If you are going to be using a power filter I would find a sponge of some type to put over the intake. This way they do not get sucked up. A sponge filter would be your best bet.


----------



## ufimych (May 9, 2011)

Thank you. I will think of it before plugging the power filter in. So far, I have so few of them. They do not show up and I rarely see one or two.


----------



## majerah1 (Oct 29, 2010)

They have this neat thing for filter intakes, made of mesh. It fits over the intake of the filter. I believe some of them are made for power filters, though you will have to fin the outer diameter of your intake tube.


----------



## FishFlow (Sep 13, 2011)

also called pre-filter's. Or go get a fat sponge, cut it to size. 

If there are no fish in the tank, your shrimp will reproduce. It'll take some time.

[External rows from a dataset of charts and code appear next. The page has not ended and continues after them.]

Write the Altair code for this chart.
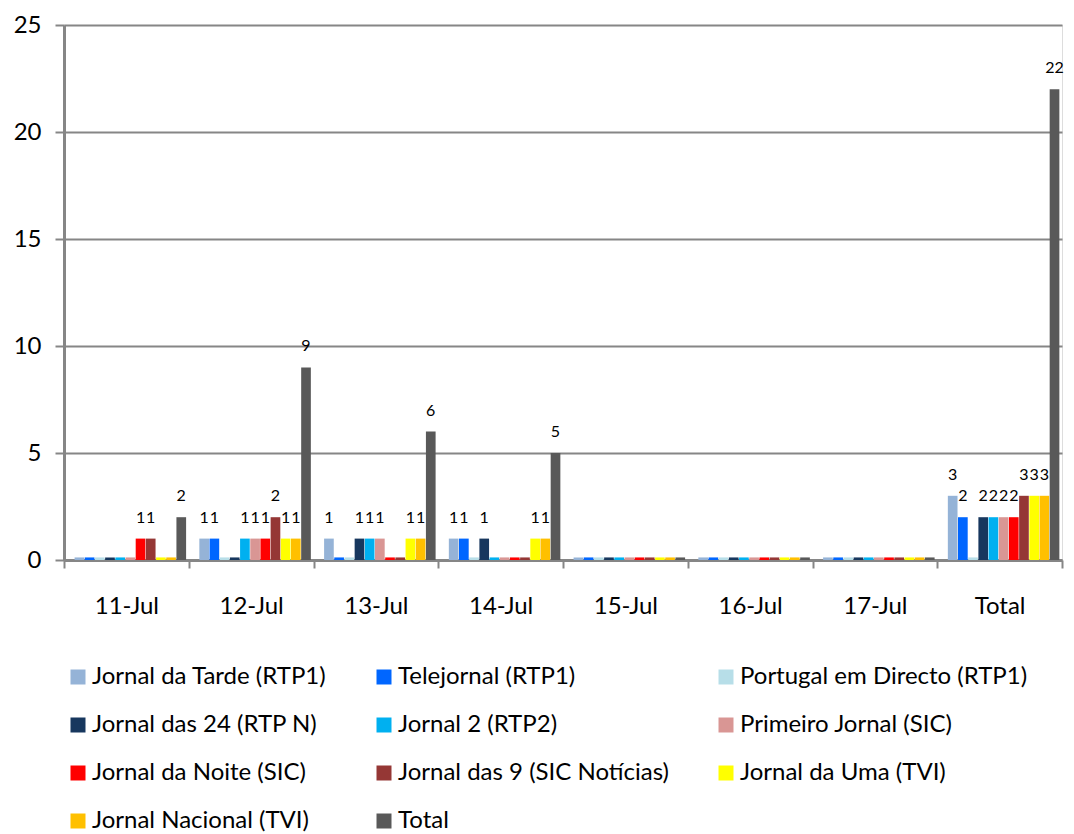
import altair as alt
import pandas as pd

dates = ["11-Jul", "12-Jul", "13-Jul", "14-Jul", "15-Jul", "16-Jul", "17-Jul", "Total"]

series = [
    "Jornal da Tarde (RTP1)",
    "Telejornal (RTP1)",
    "Portugal em Directo (RTP1)",
    "Jornal das 24 (RTP N)",
    "Jornal 2 (RTP2)",
    "Primeiro Jornal (SIC)",
    "Jornal da Noite (SIC)",
    "Jornal das 9 (SIC Notícias)",
    "Jornal da Uma (TVI)",
    "Jornal Nacional (TVI)",
    "Total",
]

colors = [
    "#95B3D7", "#0066FF", "#B7DEE8", "#17375E", "#00B0F0", "#D99694",
    "#FF0000", "#953735", "#FFFF00", "#FFC000", "#595959",
]

jornal_da_tarde = [0, 1, 1, 1, 0, 0, 0, 3]
telejornal = [0, 1, 0, 1, 0, 0, 0, 2]
portugal_em_directo = [0, 0, 0, 0, 0, 0, 0, 0]
jornal_das_24 = [0, 0, 1, 1, 0, 0, 0, 2]
jornal_2 = [0, 1, 1, 0, 0, 0, 0, 2]
primeiro_jornal = [0, 1, 1, 0, 0, 0, 0, 2]
jornal_da_noite = [1, 1, 0, 0, 0, 0, 0, 2]
jornal_das_9 = [1, 2, 0, 0, 0, 0, 0, 3]
jornal_da_uma = [0, 1, 1, 1, 0, 0, 0, 3]
jornal_nacional = [0, 1, 1, 1, 0, 0, 0, 3]
total = [2, 9, 6, 5, 0, 0, 0, 22]

all_values = [
    jornal_da_tarde, telejornal, portugal_em_directo, jornal_das_24, jornal_2,
    primeiro_jornal, jornal_da_noite, jornal_das_9, jornal_da_uma,
    jornal_nacional, total,
]

rows = []
for s, vals in zip(series, all_values):
    for d, v in zip(dates, vals):
        rows.append({"date": d, "series": s, "value": v})
df = pd.DataFrame(rows)

FONT = "Lato"

x_enc = alt.X(
    "date:N",
    sort=dates,
    scale=alt.Scale(paddingInner=0, paddingOuter=0),
    axis=alt.Axis(
        title=None, labelAngle=0, labelFont=FONT, labelFontSize=24,
        labelColor="#000000", labelPadding=26, tickBand="extent",
        domainColor="#868686", domainWidth=3, tickColor="#868686",
        tickWidth=2, tickSize=8, grid=False,
    ),
)
xoff_enc = alt.XOffset(
    "series:N", sort=series,
    scale=alt.Scale(paddingInner=0.05, paddingOuter=0.65, align=0.8),
)

bars = (
    alt.Chart(df)
    .transform_calculate(disp="max(datum.value, 0.12)")
    .mark_bar()
    .encode(
        x=x_enc,
        xOffset=xoff_enc,
        y=alt.Y(
            "disp:Q",
            scale=alt.Scale(domain=[0, 25], nice=False),
            axis=alt.Axis(
                title=None, values=[0, 5, 10, 15, 20, 25], labelFont=FONT,
                labelFontSize=24, labelColor="#000000", labelPadding=14,
                domainColor="#868686", domainWidth=3, tickColor="#868686",
                tickWidth=2, tickSize=9, grid=True, gridColor="#868686",
                gridWidth=2,
            ),
        ),
        color=alt.Color(
            "series:N",
            sort=series,
            scale=alt.Scale(domain=series, range=colors),
            legend=alt.Legend(
                title=None, orient="none", legendX=2, legendY=640,
                direction="horizontal",
                columns=3, columnPadding=45, rowPadding=24,
                symbolType="square", symbolSize=225, symbolStrokeWidth=0,
                labelFont=FONT, labelFontSize=24, labelColor="#000000",
                labelOffset=2, labelLimit=500, gridAlign="each",
            ),
        ),
    )
)

labels = (
    alt.Chart(df)
    .transform_filter("datum.value > 0")
    .mark_text(dy=-21, baseline="middle", font=FONT, fontSize=16, color="#000000")
    .encode(
        x=x_enc,
        xOffset=xoff_enc,
        y=alt.Y("value:Q"),
        text=alt.Text("value:Q"),
    )
)

chart = (
    alt.layer(bars, labels)
    .properties(
        width=998,
        height=535,
        autosize=alt.AutoSizeParams(type="none"),
        padding={"left": 56, "top": 17, "right": 4, "bottom": 274},
    )
    .configure_view(stroke=None)
    .configure(background="#FFFFFF")
)

chart.save("out.html", embed_options={"renderer": "svg", "actions": False})
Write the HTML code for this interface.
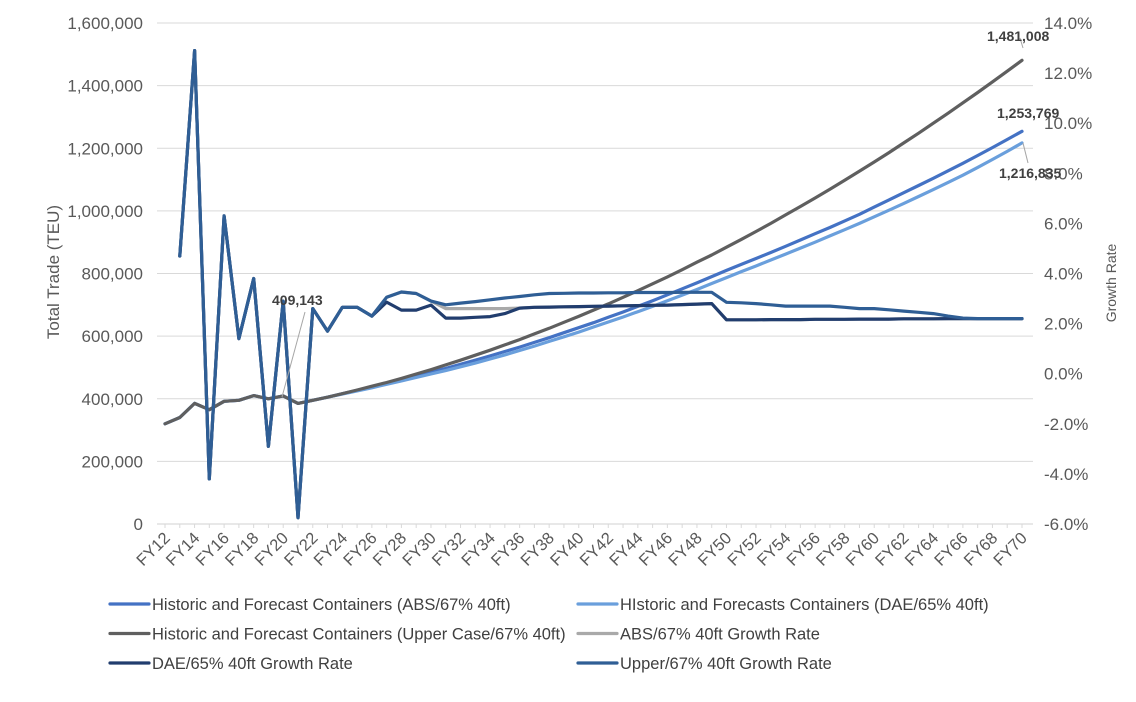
<!DOCTYPE html>
<html><head><meta charset="utf-8">
<style>
html,body{margin:0;padding:0;background:#fff;}
svg{display:block;font-family:"Liberation Sans",Arial,sans-serif;}
</style></head>
<body>
<svg id="chart" width="1136" height="702" viewBox="0 0 1136 702">
<g id="grid"></g>
<g id="yleft"></g>
<g id="yright"></g>
<g id="xaxis"></g>
<g id="series"></g>
<g id="labels"></g>
<text transform="translate(59,272) rotate(-90)" text-anchor="middle" font-size="17" fill="#595959">Total Trade (TEU)</text>
<text transform="translate(1116,283) rotate(-90)" text-anchor="middle" font-size="14" fill="#595959">Growth Rate</text>
<g id="legend"></g>
</svg>
<script>
const years = [];
for (let y = 12; y <= 70; y++) years.push('FY' + y);
const leftTicks = [0,200000,400000,600000,800000,1000000,1200000,1400000,1600000];
const rightTicks = [-6,-4,-2,0,2,4,6,8,10,12,14];
const upperTotal = [320,340,385,365,392,395,410,400,409,385,395,405,416,428,440,452,465,479,493,508,523,539,555,572,589,607,625,644,663,683,703,724,745,767,789,812,836,859,884,909,934,960,987,1014,1041,1069,1098,1127,1156,1186,1217,1248,1280,1312,1345,1378,1412,1446,1481];
const absTotal = [320,340,385,365,392,395,410,400,409,385,395,405,416,427,438,450,461,473,485,497,510,523,537,551,565,580,595,611,627,643,660,677,695,713,732,751,770,790,810,829,848,867,887,907,927,947,968,989,1012,1035,1058,1081,1104,1128,1152,1177,1202,1228,1254];
const daeTotal = [320,340,385,365,392,395,410,400,409,385,395,405,415,425,435,446,457,468,479,490,502,514,527,540,554,568,583,598,613,629,645,661,678,695,713,731,749,768,787,806,824,843,862,881,900,920,940,960,981,1002,1024,1046,1068,1091,1114,1139,1164,1190,1217];
const upperGrowth = [null,4.7,12.9,-4.2,6.3,1.4,3.8,-2.9,2.9,-5.75,2.6,1.7,2.65,2.65,2.3,3.05,3.26,3.2,2.9,2.75,2.82,2.88,2.95,3.02,3.08,3.15,3.2,3.21,3.22,3.22,3.23,3.23,3.24,3.24,3.24,3.25,3.25,3.25,2.85,2.83,2.8,2.75,2.7,2.7,2.7,2.7,2.65,2.6,2.6,2.55,2.5,2.45,2.4,2.3,2.22,2.2,2.2,2.2,2.2];
const absGrowth = [null,4.7,12.9,-4.2,6.3,1.4,3.8,-2.9,2.9,-5.75,2.6,1.7,2.65,2.65,2.3,3.05,3.26,3.2,2.9,2.6,2.6,2.6,2.6,2.6,2.62,2.65,2.66,2.67,2.68,2.69,2.7,2.71,2.72,2.73,2.74,2.76,2.78,2.8,2.15,2.15,2.15,2.16,2.16,2.16,2.17,2.17,2.17,2.18,2.18,2.18,2.19,2.19,2.19,2.2,2.2,2.2,2.2,2.2,2.2];
const daeGrowth = [null,4.7,12.9,-4.2,6.3,1.4,3.8,-2.9,2.9,-5.75,2.6,1.7,2.65,2.65,2.3,2.86,2.54,2.54,2.74,2.22,2.22,2.25,2.28,2.4,2.62,2.65,2.66,2.67,2.68,2.69,2.7,2.71,2.72,2.73,2.74,2.76,2.78,2.8,2.15,2.15,2.15,2.16,2.16,2.16,2.17,2.17,2.17,2.18,2.18,2.18,2.19,2.19,2.19,2.2,2.2,2.2,2.2,2.2,2.2];
const legendNames = ['Historic and Forecast Containers (ABS/67% 40ft)','HIstoric and Forecasts Containers (DAE/65% 40ft)','Historic and Forecast Containers (Upper Case/67% 40ft)','ABS/67% 40ft Growth Rate','DAE/65% 40ft Growth Rate','Upper/67% 40ft Growth Rate'];

const NS='http://www.w3.org/2000/svg';
const X0=165, X1=1022, YT=23, YB=524;
const xs = i => X0 + i*(X1-X0)/(years.length-1);
const yl = v => YB - v/1600000*(YB-YT);
const yr = v => YB - (v+6)/20*(YB-YT);
function mk(tag, parent, attrs){const e=document.createElementNS(NS,tag);for(const k in attrs)e.setAttribute(k,attrs[k]);parent.appendChild(e);return e;}

const grid=document.getElementById('grid');
const yleft=document.getElementById('yleft');
leftTicks.forEach(v=>{
  if(v>0){const l=mk('line',grid,{x1:157,x2:1033,y1:yl(v),y2:yl(v),stroke:'#d9d9d9','stroke-width':1});
  
  }
  const t=mk('text',yleft,{x:143,y:yl(v)+6,'text-anchor':'end','font-size':17,fill:'#595959'});
  t.textContent=v.toLocaleString('en-US');
  
  
});
const yright=document.getElementById('yright');
rightTicks.forEach(v=>{
  const t=mk('text',yright,{x:1044,y:yr(v)+6,'font-size':17,fill:'#595959'});
  t.textContent=v.toFixed(1)+'%';
  
  
});
const xaxis=document.getElementById('xaxis');
const ax=mk('line',xaxis,{x1:157,x2:1033,y1:YB,y2:YB,stroke:'#d9d9d9','stroke-width':1.2});


years.forEach((y,i)=>{
  mk('line',xaxis,{x1:xs(i),x2:xs(i),y1:YB,y2:YB+4,stroke:'#d9d9d9'});
  if(i%2===0){
    const t=mk('text',xaxis,{transform:`translate(${xs(i)+6},${YB+15}) rotate(-45)`,'text-anchor':'end','font-size':16.5,fill:'#595959'});
    t.textContent=y;
    
    
  }
});
const series=document.getElementById('series');
function line(arr, fy, color, name, w){
  let d='';
  arr.forEach((v,i)=>{ if(v===null) return; d += (d?'L':'M')+xs(i).toFixed(1)+','+fy(v).toFixed(1); });
  const p=mk('path',series,{d:d,fill:'none',stroke:color,'stroke-width':w||3.2,'stroke-linejoin':'round','stroke-linecap':'round'});
  
  
}
line(absTotal, v=>yl(v*1000), '#4472c4', 'abs-total-line');
line(daeTotal, v=>yl(v*1000), '#6a9fdc', 'dae-total-line');
line(upperTotal, v=>yl(v*1000), '#5f5f5f', 'upper-case-total-line');
line(absGrowth, yr, '#a9a9a9', 'abs-growth-line');
line(daeGrowth, yr, '#213d6e', 'dae-growth-line');
line(upperGrowth, yr, '#2f5e95', 'upper-growth-line');

const labels=document.getElementById('labels');
function lbl(txt,x,y,name){const t=mk('text',labels,{x:x,y:y,'font-size':14,'font-weight':'bold',fill:'#404040'});t.textContent=txt;
  
  }
mk('line',labels,{x1:305,y1:312,x2:282,y2:397,stroke:'#a6a6a6','stroke-width':1});
lbl('409,143',272,305,'label-fy20');
mk('line',labels,{x1:1023,y1:48,x2:1020,y2:38,stroke:'#a6a6a6','stroke-width':1});
lbl('1,481,008',987,41,'label-upper-fy70');
lbl('1,253,769',997,118,'label-abs-fy70');
mk('line',labels,{x1:1023,y1:143,x2:1028,y2:163,stroke:'#a6a6a6','stroke-width':1});
lbl('1,216,835',999,178,'label-dae-fy70');

const legend=document.getElementById('legend');
const legColors=['#4472c4','#6a9fdc','#5f5f5f','#a9a9a9','#213d6e','#2f5e95'];
legendNames.forEach((n,i)=>{
  const col=i%2, row=Math.floor(i/2);
  const x=col?578:110, y=604+row*29.5;
  const g=mk('g',legend,{});
  
  
  mk('line',g,{x1:x,x2:x+39,y1:y,y2:y,stroke:legColors[i],'stroke-width':3.2,'stroke-linecap':'round'});
  const t=mk('text',g,{x:x+42,y:y+6,'font-size':16.5,fill:'#404040'});
  t.textContent=n;
});
</script>
</body></html>
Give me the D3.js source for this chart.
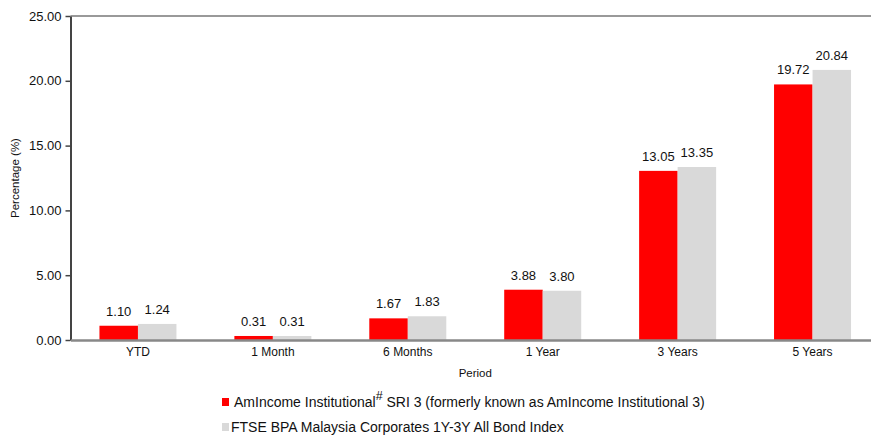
<!DOCTYPE html>
<html>
<head>
<meta charset="utf-8">
<script src="https://cdn.jsdelivr.net/npm/d3@7"></script>
<style>
  body { margin: 0; background: #fff; }
  text { font-family: "Liberation Sans", Arial, sans-serif; fill: #111; }
</style>
</head>
<body>
<svg id="chart" width="871" height="435"></svg>
<script>
const periods = ['YTD', '1 Month', '6 Months', '1 Year', '3 Years', '5 Years'];
const fundValues = [1.10, 0.31, 1.67, 3.88, 13.05, 19.72];
const indexValues = [1.24, 0.31, 1.83, 3.80, 13.35, 20.84];
const yTicks = [0, 5, 10, 15, 20, 25];
const seriesNames = [
    'AmIncome Institutional',
    'FTSE BPA Malaysia Corporates 1Y-3Y All Bond Index'
];
const colors = ['#ff0000', '#d9d9d9'];

const svg = d3.select('#chart');
const margin = { left: 70.5, top: 16, right: 880, bottom: 340 };

const x = d3.scaleBand()
    .domain(periods)
    .range([margin.left, margin.right]);
const y = d3.scaleLinear()
    .domain([0, 25])
    .range([margin.bottom, margin.top]);

const barW = 38.5;
const series = [fundValues, indexValues];

//top border line
svg.append('line')
    .attr('x1', margin.left).attr('x2', 871)
    .attr('y1', y(25)).attr('y2', y(25))
    .attr('stroke', '#999').attr('stroke-width', 2);

//bars + labels
series.forEach((vals, s) => {
    const g = svg.append('g');
    g.selectAll('rect')
        .data(vals)
        .enter().append('rect')
        .attr('x', (d, i) => x(periods[i]) + x.bandwidth() / 2 - barW + s * barW)
        .attr('y', d => y(d))
        .attr('width', barW)
        .attr('height', d => y(0) - y(d))
        .attr('fill', colors[s]);
    g.selectAll('text')
        .data(vals)
        .enter().append('text')
        .attr('x', (d, i) => x(periods[i]) + x.bandwidth() / 2 - barW / 2 + s * barW)
        .attr('y', d => y(d) - 10)
        .attr('text-anchor', 'middle')
        .attr('font-size', 13)
        .text(d => d.toFixed(2));
});

//y axis
const yAxis = svg.append('g')
    .attr('transform', `translate(${margin.left},0)`)
    .call(d3.axisLeft(y).tickValues(yTicks).tickFormat(d3.format('.2f')).tickSize(5).tickSizeOuter(0));
yAxis.select('.domain').attr('stroke', '#444').attr('stroke-width', 2);
yAxis.selectAll('.tick line').attr('stroke', '#444').attr('stroke-width', 1.5);
yAxis.selectAll('.tick text')
    .attr('font-size', 13)
    .attr('font-family', '"Liberation Sans", Arial, sans-serif')
    .attr('fill', '#111')
    .attr('x', -9);

//x axis
const xAxis = svg.append('g')
    .attr('transform', `translate(0,${y(0)})`)
    .call(d3.axisBottom(x).tickSize(0).tickSizeOuter(0));
xAxis.select('.domain').attr('stroke', '#888').attr('stroke-width', 2.5);
xAxis.selectAll('.tick text')
    .attr('font-size', 12)
    .attr('font-family', '"Liberation Sans", Arial, sans-serif')
    .attr('fill', '#111')
    .attr('dy', '1.05em');

//axis titles
svg.append('text')
    .attr('transform', `translate(19,${(margin.top + margin.bottom) / 2}) rotate(-90)`)
    .attr('text-anchor', 'middle')
    .attr('font-size', 11.5)
    .text('Percentage (%)');
svg.append('text')
    .attr('x', (margin.left + margin.right) / 2)
    .attr('y', 377)
    .attr('text-anchor', 'middle')
    .attr('font-size', 11.5)
    .text('Period');

//legend
const leg = svg.append('g');
leg.append('rect').attr('x', 222).attr('y', 398).attr('width', 7).attr('height', 8).attr('fill', colors[0]);
const t1 = leg.append('text').attr('x', 234).attr('y', 407).attr('font-size', 14);
t1.append('tspan').text(seriesNames[0]);
t1.append('tspan').attr('dy', -7).attr('font-size', 12.5).text('#');
t1.append('tspan').attr('dy', 7).text(' SRI 3 (formerly known as AmIncome Institutional 3)');
leg.append('rect').attr('x', 222).attr('y', 423).attr('width', 7).attr('height', 8).attr('fill', colors[1]);
leg.append('text').attr('x', 231).attr('y', 432).attr('font-size', 14).text(seriesNames[1]);
</script>
</body>
</html>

I have a 15g, with apparently a poor prefilter. I have shrimp living in my Aquaclear.


----------



## Donald Hansen (Jan 21, 2011)

majerah1 said:


> They have this neat thing for filter intakes, made of mesh. It fits over the intake of the filter. I believe some of them are made for power filters, though you will have to fin the outer diameter of your intake tube.


Thanks,

I'm going to have to get one of those. I have an Aqueon 55 with a foam filter on the intake and I still get baby shrimp in the filter.

DLH


----------



## susankat (Nov 15, 2008)

I use sponge filters for my shrimp tanks in fact most of my tanks. No problem with shrimp or babies getting sucked up.


----------



## jrman83 (Jul 9, 2010)

I use the metal mesh over the intake on two of my shrimp tanks. They work great. I used to use sponges but you had to pull them out and clean them fairly often. The metal mesh doesn't need that and if anything gets sucked to it the shrimp just eat it.


----------



## TheShrimpFarm.com (Apr 28, 2011)

A few times, I have used panty hose over the intakes of my red cherry shrimp tanks and it worked well. Kept the adults and the baby shrimp from being sucked up.


----------



## Bob-O (Jan 28, 2012)

I second the panty hose. I couldn't find a sponge that fit over my filter intake so I rubber banded some panty hose over the end. Cheap and easy solution.


----------